===== Information supplied
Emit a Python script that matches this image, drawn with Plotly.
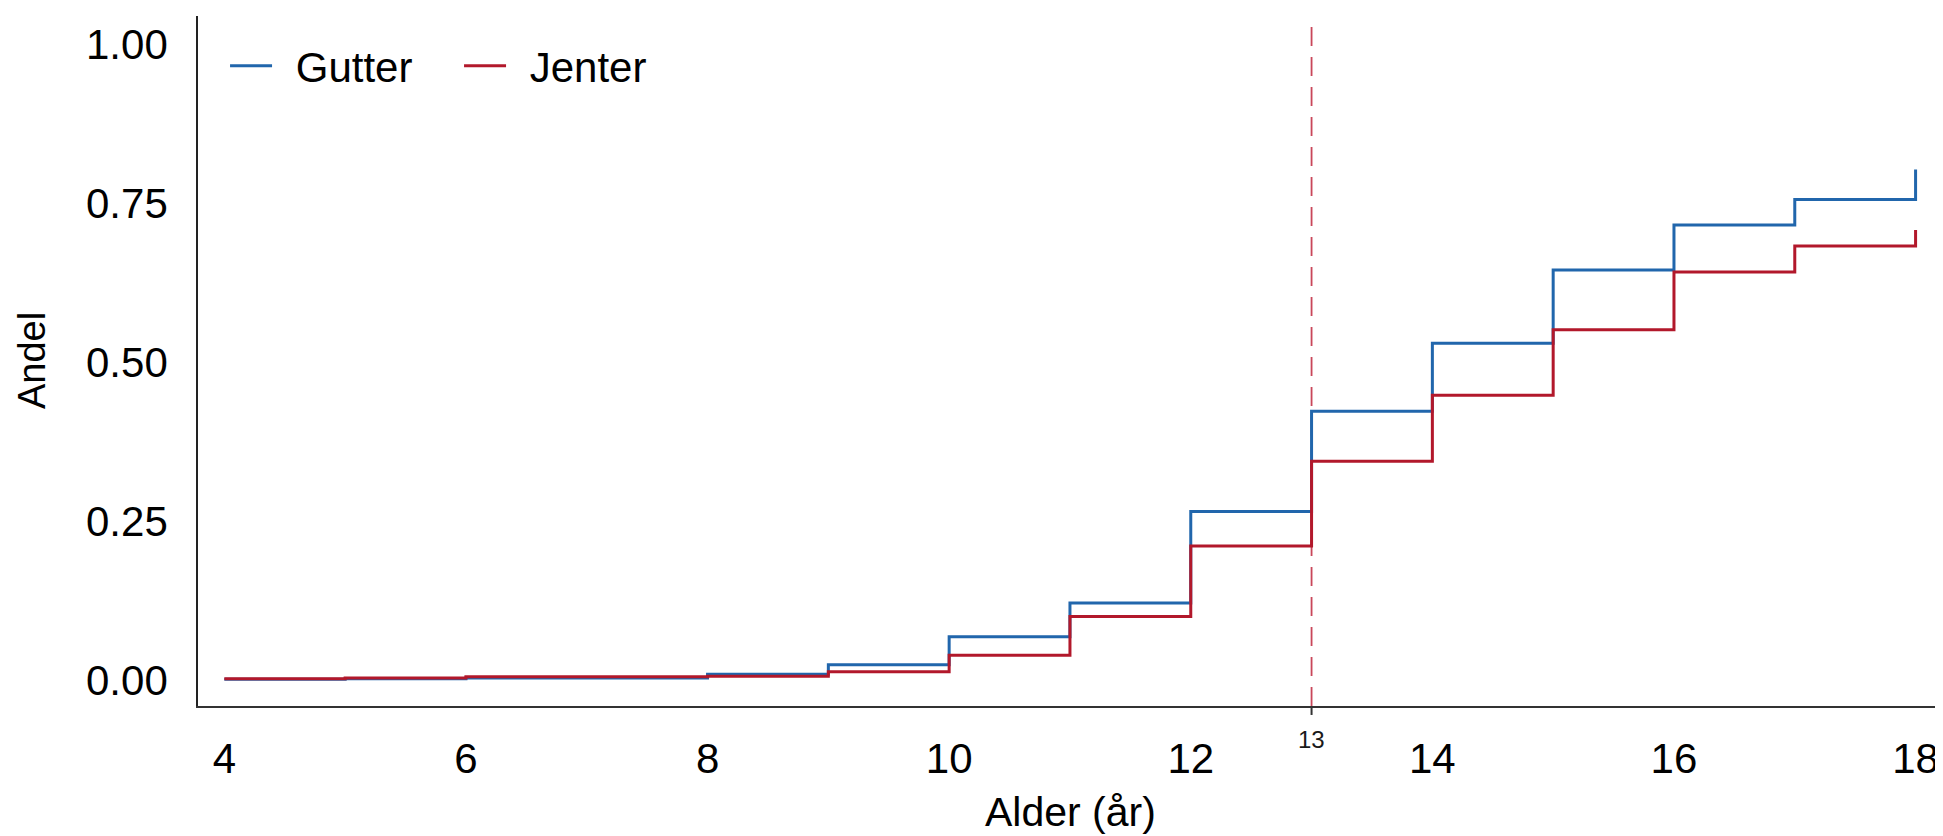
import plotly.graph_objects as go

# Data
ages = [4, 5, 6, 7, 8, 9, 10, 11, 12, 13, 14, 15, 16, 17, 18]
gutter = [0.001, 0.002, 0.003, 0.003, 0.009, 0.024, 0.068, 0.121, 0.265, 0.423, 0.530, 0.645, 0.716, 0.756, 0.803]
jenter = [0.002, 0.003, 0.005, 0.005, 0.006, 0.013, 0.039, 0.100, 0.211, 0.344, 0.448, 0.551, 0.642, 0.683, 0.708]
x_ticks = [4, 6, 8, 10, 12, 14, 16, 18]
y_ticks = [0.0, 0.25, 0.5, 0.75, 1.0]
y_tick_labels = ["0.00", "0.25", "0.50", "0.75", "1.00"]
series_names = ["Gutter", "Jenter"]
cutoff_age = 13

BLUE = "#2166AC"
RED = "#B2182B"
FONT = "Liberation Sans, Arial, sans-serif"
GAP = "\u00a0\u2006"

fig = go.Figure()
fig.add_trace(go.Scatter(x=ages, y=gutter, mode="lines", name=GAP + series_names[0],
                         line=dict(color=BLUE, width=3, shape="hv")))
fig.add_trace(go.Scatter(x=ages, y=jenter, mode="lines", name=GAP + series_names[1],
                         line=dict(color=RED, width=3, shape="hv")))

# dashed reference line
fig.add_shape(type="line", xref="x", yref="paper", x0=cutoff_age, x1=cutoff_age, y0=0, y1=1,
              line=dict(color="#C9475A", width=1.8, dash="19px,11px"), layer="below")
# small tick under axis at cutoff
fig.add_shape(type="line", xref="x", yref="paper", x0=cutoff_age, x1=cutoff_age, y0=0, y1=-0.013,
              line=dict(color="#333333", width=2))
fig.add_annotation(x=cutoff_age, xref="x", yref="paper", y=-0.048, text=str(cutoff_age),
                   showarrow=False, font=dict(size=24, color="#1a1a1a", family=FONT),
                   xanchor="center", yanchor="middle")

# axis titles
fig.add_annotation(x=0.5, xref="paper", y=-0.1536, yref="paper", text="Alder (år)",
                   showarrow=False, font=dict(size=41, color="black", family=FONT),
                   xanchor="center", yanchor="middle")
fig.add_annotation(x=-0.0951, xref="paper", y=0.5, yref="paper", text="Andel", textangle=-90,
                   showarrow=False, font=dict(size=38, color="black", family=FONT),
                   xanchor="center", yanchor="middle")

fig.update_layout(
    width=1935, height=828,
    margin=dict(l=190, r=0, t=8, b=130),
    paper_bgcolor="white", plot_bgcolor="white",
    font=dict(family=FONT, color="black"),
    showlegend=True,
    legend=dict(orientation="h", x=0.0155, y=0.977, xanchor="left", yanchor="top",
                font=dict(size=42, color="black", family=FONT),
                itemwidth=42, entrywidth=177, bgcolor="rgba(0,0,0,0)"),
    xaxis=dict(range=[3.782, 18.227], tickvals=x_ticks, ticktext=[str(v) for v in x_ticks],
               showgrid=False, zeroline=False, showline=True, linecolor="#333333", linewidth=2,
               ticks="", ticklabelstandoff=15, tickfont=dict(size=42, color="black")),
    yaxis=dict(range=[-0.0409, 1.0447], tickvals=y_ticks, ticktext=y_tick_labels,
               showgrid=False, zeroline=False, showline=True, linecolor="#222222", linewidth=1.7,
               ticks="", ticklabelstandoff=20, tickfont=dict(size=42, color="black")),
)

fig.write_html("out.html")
==========
*Task*. Extract the lines exactly, please: the first line of the listing, the line with "cutoff_age = 13", and every line between them, but no pictures.

*Exercise result*.
Emit a Python script that matches this image, drawn with Plotly.
import plotly.graph_objects as go

# Data
ages = [4, 5, 6, 7, 8, 9, 10, 11, 12, 13, 14, 15, 16, 17, 18]
gutter = [0.001, 0.002, 0.003, 0.003, 0.009, 0.024, 0.068, 0.121, 0.265, 0.423, 0.530, 0.645, 0.716, 0.756, 0.803]
jenter = [0.002, 0.003, 0.005, 0.005, 0.006, 0.013, 0.039, 0.100, 0.211, 0.344, 0.448, 0.551, 0.642, 0.683, 0.708]
x_ticks = [4, 6, 8, 10, 12, 14, 16, 18]
y_ticks = [0.0, 0.25, 0.5, 0.75, 1.0]
y_tick_labels = ["0.00", "0.25", "0.50", "0.75", "1.00"]
series_names = ["Gutter", "Jenter"]
cutoff_age = 13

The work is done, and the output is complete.